> [TASK INSTRUCTIONS] Below are records; please set down exactly the lines from the first through the one containing "(0,0) rectangle (1682,443);".

> [Code that draws figures]
++++++++++
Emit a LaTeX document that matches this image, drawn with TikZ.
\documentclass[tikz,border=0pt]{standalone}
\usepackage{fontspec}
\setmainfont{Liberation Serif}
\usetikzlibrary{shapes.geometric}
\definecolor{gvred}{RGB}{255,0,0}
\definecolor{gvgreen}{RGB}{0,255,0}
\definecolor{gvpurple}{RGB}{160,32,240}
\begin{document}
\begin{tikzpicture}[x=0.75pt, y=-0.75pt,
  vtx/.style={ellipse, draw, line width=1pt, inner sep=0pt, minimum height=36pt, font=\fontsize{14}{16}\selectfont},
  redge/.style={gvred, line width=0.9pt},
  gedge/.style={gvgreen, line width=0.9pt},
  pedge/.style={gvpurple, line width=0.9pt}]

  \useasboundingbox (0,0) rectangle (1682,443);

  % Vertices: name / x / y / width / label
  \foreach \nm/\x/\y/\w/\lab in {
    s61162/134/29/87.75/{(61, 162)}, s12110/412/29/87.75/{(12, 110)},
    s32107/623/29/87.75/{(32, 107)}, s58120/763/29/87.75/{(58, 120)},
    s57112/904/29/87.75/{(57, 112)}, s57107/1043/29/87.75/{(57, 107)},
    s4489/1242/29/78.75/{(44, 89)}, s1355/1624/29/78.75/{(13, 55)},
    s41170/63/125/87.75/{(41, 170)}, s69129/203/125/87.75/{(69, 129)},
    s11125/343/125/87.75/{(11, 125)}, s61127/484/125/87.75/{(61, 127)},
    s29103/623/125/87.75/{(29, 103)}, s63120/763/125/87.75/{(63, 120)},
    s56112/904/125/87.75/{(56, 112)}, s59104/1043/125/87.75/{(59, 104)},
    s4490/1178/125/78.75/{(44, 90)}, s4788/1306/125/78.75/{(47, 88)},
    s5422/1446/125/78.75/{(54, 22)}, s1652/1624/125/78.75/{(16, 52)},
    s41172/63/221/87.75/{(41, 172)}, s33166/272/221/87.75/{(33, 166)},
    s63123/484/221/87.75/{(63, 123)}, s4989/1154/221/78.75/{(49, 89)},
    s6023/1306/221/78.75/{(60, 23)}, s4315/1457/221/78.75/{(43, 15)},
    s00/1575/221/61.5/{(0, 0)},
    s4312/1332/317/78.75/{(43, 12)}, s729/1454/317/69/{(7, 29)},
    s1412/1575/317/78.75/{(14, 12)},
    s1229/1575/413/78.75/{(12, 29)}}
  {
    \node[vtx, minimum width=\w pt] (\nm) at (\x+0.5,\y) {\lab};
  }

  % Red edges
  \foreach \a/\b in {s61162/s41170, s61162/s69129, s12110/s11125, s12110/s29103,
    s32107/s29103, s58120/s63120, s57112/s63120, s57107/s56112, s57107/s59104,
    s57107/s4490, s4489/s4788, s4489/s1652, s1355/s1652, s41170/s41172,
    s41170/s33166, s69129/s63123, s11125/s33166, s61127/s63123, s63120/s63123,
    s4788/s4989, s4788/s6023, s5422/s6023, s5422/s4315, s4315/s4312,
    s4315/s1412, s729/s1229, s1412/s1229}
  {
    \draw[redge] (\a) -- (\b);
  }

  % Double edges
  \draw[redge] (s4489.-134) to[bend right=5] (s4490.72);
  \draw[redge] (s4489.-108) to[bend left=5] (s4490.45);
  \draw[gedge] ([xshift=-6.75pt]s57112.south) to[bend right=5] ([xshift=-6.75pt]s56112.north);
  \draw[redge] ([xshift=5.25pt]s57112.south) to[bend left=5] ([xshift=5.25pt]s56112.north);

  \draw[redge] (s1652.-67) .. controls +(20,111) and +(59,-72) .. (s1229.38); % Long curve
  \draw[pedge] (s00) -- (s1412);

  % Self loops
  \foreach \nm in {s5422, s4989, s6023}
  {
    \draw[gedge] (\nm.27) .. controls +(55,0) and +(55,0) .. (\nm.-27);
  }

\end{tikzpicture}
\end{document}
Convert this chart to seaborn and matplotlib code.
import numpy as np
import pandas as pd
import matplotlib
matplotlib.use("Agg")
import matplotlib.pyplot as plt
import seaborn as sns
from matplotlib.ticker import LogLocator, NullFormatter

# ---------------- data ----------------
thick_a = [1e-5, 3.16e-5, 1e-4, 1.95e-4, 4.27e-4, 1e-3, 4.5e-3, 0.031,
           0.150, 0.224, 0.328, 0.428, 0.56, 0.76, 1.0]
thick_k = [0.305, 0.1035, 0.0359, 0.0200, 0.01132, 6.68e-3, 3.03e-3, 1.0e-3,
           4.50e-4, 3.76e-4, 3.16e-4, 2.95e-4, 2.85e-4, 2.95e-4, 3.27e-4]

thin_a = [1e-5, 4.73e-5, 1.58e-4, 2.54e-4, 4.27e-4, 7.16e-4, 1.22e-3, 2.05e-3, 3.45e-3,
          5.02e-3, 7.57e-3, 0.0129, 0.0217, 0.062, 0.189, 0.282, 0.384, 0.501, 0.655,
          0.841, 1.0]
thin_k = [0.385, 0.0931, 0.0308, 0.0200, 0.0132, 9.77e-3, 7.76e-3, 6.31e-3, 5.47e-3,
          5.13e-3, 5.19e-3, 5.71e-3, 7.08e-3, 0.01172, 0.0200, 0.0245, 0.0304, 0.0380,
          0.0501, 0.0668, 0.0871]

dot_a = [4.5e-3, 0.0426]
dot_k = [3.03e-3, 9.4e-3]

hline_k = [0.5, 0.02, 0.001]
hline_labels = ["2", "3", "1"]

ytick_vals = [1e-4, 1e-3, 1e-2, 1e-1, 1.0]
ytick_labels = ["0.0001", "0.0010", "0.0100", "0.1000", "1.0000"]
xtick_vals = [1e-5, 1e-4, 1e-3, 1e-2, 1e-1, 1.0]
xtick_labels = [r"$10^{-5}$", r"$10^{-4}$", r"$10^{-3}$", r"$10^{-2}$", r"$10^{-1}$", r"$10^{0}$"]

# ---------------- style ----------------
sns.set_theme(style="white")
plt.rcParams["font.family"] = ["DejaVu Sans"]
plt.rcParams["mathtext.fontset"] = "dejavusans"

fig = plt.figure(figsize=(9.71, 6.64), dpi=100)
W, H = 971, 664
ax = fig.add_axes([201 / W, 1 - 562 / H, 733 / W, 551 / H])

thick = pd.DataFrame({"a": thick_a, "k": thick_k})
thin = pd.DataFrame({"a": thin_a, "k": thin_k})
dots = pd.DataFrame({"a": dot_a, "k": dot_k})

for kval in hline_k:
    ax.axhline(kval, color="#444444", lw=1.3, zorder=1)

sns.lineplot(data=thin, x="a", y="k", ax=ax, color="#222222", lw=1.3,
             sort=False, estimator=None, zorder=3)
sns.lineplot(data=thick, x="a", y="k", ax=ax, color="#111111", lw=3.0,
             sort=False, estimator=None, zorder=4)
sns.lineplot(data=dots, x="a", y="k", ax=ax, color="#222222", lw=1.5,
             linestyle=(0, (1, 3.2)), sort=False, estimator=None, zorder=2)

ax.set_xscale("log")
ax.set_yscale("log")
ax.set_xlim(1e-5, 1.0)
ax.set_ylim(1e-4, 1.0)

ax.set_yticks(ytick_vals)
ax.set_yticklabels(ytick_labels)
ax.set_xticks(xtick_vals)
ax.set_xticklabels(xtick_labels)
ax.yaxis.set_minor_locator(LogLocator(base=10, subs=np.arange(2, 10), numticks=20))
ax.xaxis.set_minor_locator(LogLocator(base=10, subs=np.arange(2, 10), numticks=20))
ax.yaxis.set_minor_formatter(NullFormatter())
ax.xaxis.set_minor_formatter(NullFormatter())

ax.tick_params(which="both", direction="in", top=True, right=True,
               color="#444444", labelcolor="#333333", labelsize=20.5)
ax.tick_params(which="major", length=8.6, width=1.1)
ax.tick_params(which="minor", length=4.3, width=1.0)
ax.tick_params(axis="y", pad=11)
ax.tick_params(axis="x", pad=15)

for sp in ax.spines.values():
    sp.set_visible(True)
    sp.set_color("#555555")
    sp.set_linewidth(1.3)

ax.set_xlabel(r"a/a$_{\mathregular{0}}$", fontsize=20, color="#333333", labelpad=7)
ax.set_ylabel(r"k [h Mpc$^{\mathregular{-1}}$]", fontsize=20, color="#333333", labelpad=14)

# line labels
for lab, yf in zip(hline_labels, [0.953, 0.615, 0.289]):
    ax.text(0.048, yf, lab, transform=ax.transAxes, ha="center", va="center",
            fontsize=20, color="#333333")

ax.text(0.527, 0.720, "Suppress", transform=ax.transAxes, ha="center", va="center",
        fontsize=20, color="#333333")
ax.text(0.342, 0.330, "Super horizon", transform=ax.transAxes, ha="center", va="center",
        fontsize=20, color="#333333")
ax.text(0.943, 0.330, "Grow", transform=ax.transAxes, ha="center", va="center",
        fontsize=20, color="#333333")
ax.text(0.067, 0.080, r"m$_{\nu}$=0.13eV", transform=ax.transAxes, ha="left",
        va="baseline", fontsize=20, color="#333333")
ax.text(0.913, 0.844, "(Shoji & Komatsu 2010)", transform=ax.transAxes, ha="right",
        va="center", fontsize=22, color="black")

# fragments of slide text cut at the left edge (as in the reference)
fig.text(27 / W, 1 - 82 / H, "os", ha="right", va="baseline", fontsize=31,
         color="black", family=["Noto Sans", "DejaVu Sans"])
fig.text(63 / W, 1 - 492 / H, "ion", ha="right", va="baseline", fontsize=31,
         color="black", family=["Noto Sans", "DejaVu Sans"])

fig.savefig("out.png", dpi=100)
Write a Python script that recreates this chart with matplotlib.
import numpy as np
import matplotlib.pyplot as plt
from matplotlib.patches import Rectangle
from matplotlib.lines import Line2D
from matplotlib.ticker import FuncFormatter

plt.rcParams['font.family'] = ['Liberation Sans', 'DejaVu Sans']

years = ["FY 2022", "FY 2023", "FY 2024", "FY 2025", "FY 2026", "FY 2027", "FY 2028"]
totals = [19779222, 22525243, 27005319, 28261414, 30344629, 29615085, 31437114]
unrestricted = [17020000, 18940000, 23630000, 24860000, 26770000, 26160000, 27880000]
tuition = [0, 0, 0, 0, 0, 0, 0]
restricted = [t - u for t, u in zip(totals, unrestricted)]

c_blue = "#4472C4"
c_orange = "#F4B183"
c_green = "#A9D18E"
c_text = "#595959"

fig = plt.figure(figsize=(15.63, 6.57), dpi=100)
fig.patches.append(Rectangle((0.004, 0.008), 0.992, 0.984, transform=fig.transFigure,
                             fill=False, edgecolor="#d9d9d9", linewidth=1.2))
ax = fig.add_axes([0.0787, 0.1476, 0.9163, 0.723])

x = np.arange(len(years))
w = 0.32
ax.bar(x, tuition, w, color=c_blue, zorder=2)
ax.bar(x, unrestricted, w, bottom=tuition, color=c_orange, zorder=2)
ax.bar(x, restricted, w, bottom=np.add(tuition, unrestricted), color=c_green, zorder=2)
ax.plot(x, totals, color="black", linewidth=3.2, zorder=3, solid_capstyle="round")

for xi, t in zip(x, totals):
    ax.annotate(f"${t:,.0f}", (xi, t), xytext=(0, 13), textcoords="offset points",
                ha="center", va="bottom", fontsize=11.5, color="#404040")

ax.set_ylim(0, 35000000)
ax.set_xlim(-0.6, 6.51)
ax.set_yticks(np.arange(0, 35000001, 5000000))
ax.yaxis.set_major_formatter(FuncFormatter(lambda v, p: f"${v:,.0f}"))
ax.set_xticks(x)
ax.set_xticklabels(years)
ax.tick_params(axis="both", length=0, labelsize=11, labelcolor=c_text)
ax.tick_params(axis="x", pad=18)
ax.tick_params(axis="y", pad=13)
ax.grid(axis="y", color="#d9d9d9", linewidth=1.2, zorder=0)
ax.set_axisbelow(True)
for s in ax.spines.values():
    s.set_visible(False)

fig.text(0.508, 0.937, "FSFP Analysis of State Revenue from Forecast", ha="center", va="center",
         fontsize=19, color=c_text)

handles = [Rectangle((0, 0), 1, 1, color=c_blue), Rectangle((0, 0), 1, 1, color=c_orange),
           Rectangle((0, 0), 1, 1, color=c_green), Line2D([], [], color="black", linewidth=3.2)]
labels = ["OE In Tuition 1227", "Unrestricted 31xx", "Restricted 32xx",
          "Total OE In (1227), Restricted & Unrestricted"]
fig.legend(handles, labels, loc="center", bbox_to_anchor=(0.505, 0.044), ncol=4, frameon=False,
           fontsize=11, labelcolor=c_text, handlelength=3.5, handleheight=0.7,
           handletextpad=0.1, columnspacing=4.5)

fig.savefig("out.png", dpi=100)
++++++++++
> [RESPONSE TO THIS TASK]
Emit a LaTeX document that matches this image, drawn with TikZ.
\documentclass[tikz,border=0pt]{standalone}
\usepackage{fontspec}
\setmainfont{Liberation Serif}
\usetikzlibrary{shapes.geometric}
\definecolor{gvred}{RGB}{255,0,0}
\definecolor{gvgreen}{RGB}{0,255,0}
\definecolor{gvpurple}{RGB}{160,32,240}
\begin{document}
\begin{tikzpicture}[x=0.75pt, y=-0.75pt,
  vtx/.style={ellipse, draw, line width=1pt, inner sep=0pt, minimum height=36pt, font=\fontsize{14}{16}\selectfont},
  redge/.style={gvred, line width=0.9pt},
  gedge/.style={gvgreen, line width=0.9pt},
  pedge/.style={gvpurple, line width=0.9pt}]

  \useasboundingbox (0,0) rectangle (1682,443);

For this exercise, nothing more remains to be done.